In recent years the ingestion of an edible mushroom (Hericium erinaceus) most commonly known as Lion’s Mane and long used in Chinese medicine, has gained attention because substances it contains are felt to protective and regenerative effects on nerves. The name of the fungus comes from its white, global shape with long shaggy spines. Many claims have been made for benefits in the treatment of disorders possibly involving the immune system including PD, anxiety and depression, cognitive health, heart disease, cancer, diabetes, digestion disorders, wound healing and nervous system recovery.

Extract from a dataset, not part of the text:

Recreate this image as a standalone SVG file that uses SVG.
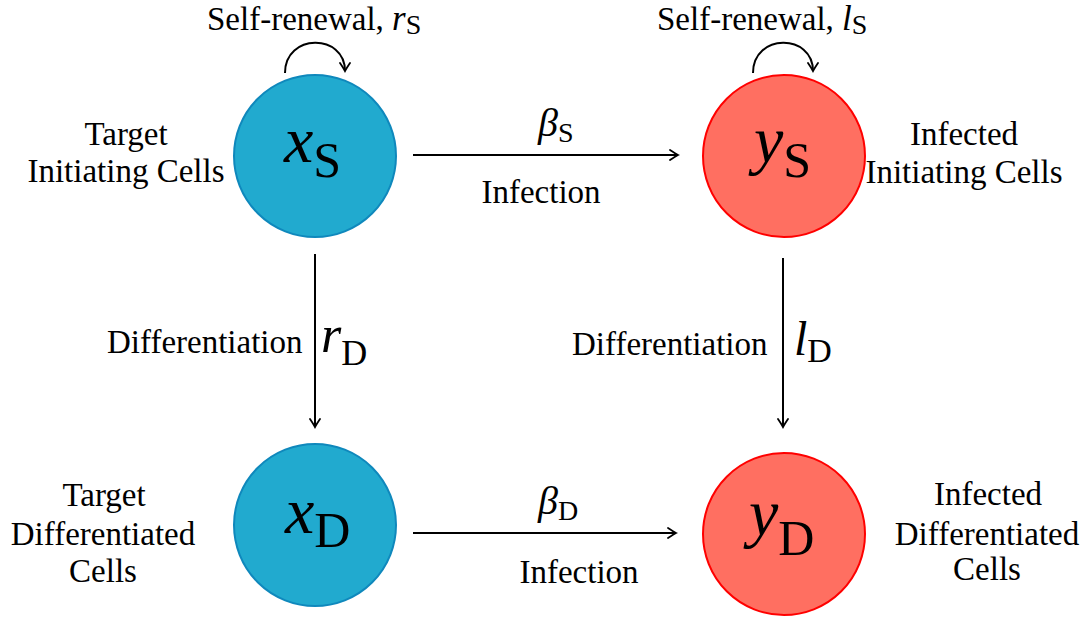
<svg xmlns="http://www.w3.org/2000/svg" width="1088" height="617" viewBox="0 0 1088 617">
<defs>
<style>
.lbl{font-family:'Liberation Serif','Times New Roman',serif;font-size:33px;fill:#000}
.mid{text-anchor:middle}
.ital{font-style:italic}
.up{font-style:normal}
.blue{fill:#21aacf;stroke:#0f88bc;stroke-width:2}
.red{fill:#ff6f61;stroke:#ff0000;stroke-width:2}
.edge{fill:none;stroke:#000;stroke-width:2;marker-end:url(#ah)}
</style>
<marker id="ah" viewBox="-10 -6 12 12" markerWidth="12" markerHeight="12" refX="0" refY="0" orient="auto" markerUnits="userSpaceOnUse">
<path d="M-8,-5 Q-2,-1 0,0 Q-2,1 -8,5" fill="none" stroke="#000" stroke-width="1.8" stroke-linecap="round"/>
</marker>
</defs>
<rect width="1088" height="617" fill="#fff"/>
<g id="connectors">
<path class="edge" d="M413,155 L678,155"/>
<path class="edge" d="M413,533 L676,533"/>
<path class="edge" d="M315,254 L315,427"/>
<path class="edge" d="M783,258 L783,427"/>
<path class="edge" d="M285,73 C285,33 345,33 345,71"/>
<path class="edge" d="M753,73 C753,33 813,33 813,71"/>
<text class="lbl" x="207" y="30">Self-renewal, <tspan class="ital" font-size="35">r</tspan><tspan class="up" font-size="28" dy="4">S</tspan></text>
<text class="lbl" x="657" y="30">Self-renewal, <tspan class="ital" font-size="35">l</tspan><tspan class="up" font-size="28" dy="4">S</tspan></text>
<text class="lbl" x="538" y="136"><tspan class="ital" font-size="40">β</tspan><tspan class="up" font-size="28" dy="6">S</tspan></text>
<text class="lbl mid" x="541" y="203">Infection</text>
<text class="lbl" x="538" y="514"><tspan class="ital" font-size="40">β</tspan><tspan class="up" font-size="28" dy="6">D</tspan></text>
<text class="lbl mid" x="579" y="583">Infection</text>
<text class="lbl" x="107" y="353">Differentiation</text>
<text class="lbl" x="321" y="352"><tspan class="ital" font-size="52">r</tspan><tspan class="up" font-size="36" dy="13">D</tspan></text>
<text class="lbl" x="572" y="355">Differentiation</text>
<text class="lbl" x="794" y="355"><tspan class="ital" font-size="48">l</tspan><tspan class="up" font-size="34" dy="7">D</tspan></text>
</g>
<g id="xS">
<circle class="blue" cx="315" cy="156" r="81"/>
<text class="lbl" x="284" y="162"><tspan class="ital" font-size="66">x</tspan><tspan class="up" font-size="50" dy="15">S</tspan></text>
<text class="lbl mid" x="126" y="145">Target</text>
<text class="lbl mid" x="126" y="182">Initiating Cells</text>
</g>
<g id="yS">
<circle class="red" cx="784" cy="156" r="81"/>
<text class="lbl" x="754" y="162"><tspan class="ital" font-size="66">y</tspan><tspan class="up" font-size="50" dy="15">S</tspan></text>
<text class="lbl mid" x="964" y="145">Infected</text>
<text class="lbl mid" x="964" y="183">Initiating Cells</text>
</g>
<g id="xD">
<circle class="blue" cx="315" cy="525" r="81"/>
<text class="lbl" x="285" y="533"><tspan class="ital" font-size="66">x</tspan><tspan class="up" font-size="50" dy="14">D</tspan></text>
<text class="lbl mid" x="104" y="506">Target</text>
<text class="lbl mid" x="103" y="545">Differentiated</text>
<text class="lbl mid" x="103" y="582">Cells</text>
</g>
<g id="yD">
<circle class="red" cx="784" cy="534" r="81"/>
<text class="lbl" x="749" y="535"><tspan class="ital" font-size="66">y</tspan><tspan class="up" font-size="50" dy="20">D</tspan></text>
<text class="lbl mid" x="988" y="505">Infected</text>
<text class="lbl mid" x="987" y="545">Differentiated</text>
<text class="lbl mid" x="987" y="580">Cells</text>
</g>
</svg>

Many people with PD have heard of or used Lion’s Mane either with traditional therapies or by itself. Very little quality human research has been performed either on its safety or benefits. A review of the literature reveals predominantly studies conducted on mice or in vitro (test tubes or cell cultures outside a living organism). For example, one study claimed that mice fed Lion’s Mane had fewer episodes of depressive behaviors and blood markers indicated lower depression. The only human studies were two short- term ones showing some improvement in sleep in menopausal women and improvement on cognitive function scales. No studies were found on humans with PD. Admittedly, the only reported adverse effects were seen very rarely in people with mushroom allergies. A recurring refrain of available studies is that more studies need to be done on human subjects, where antioxidant or anti-inflammatory effects might be helpful in various disease states including PD.

Vitamin B12 levels in the sub clinical low-normal range are associated with neurodegenerative and cognitive impairment as seen in PD and various types of dementia. Replacement therapy, however, does not improve cognition without a pre-existing deficiency. One recent Chinese study found that PD brain cells grown in a lab given B12 could lower and rearrange potentially harmful deposits of alpha-synuclein. Another study done at UCSF in humans with early PD showed that low B12 levels are associated with greater walking and balance problems along with cognitive function, all of which improved significantly with supplemental therapy. The authors speculated that B12 given early during PD might also slow long-term decline.

Vitamin E supplements have shown contradictory results regarding the benefits in PD. Numerous well-designed studies discourage its use except in newly diagnosed tardive dyskinesia. Instead patients are encouraged to eat vitamin E-rich foods possibly with a multivitamin.

An intriguing area of research involves evidence of two-way-communication between the gastrointestinal tract and brain, the so-called brain-gut axis. Numerous pathways are possible between the two organs and in fact related alpha-synuclein deposits have been documented. The hypothesis is that altering gut microbes with probiotics (orally absorbed live microbes in the billions with the goal of restoring healthy bacteria) can help decrease or delay brain nerve involved in PD. Supplements of probiotics are commonly added, although the issue is evolving.

It has been found in one study that about 16% of PD patients are currently taking nutritional supplements, but less than half consulted with their physician. The decision whether to use a supplement continues to be compounded by the lack of regulation by the FDA of nutrition supplements.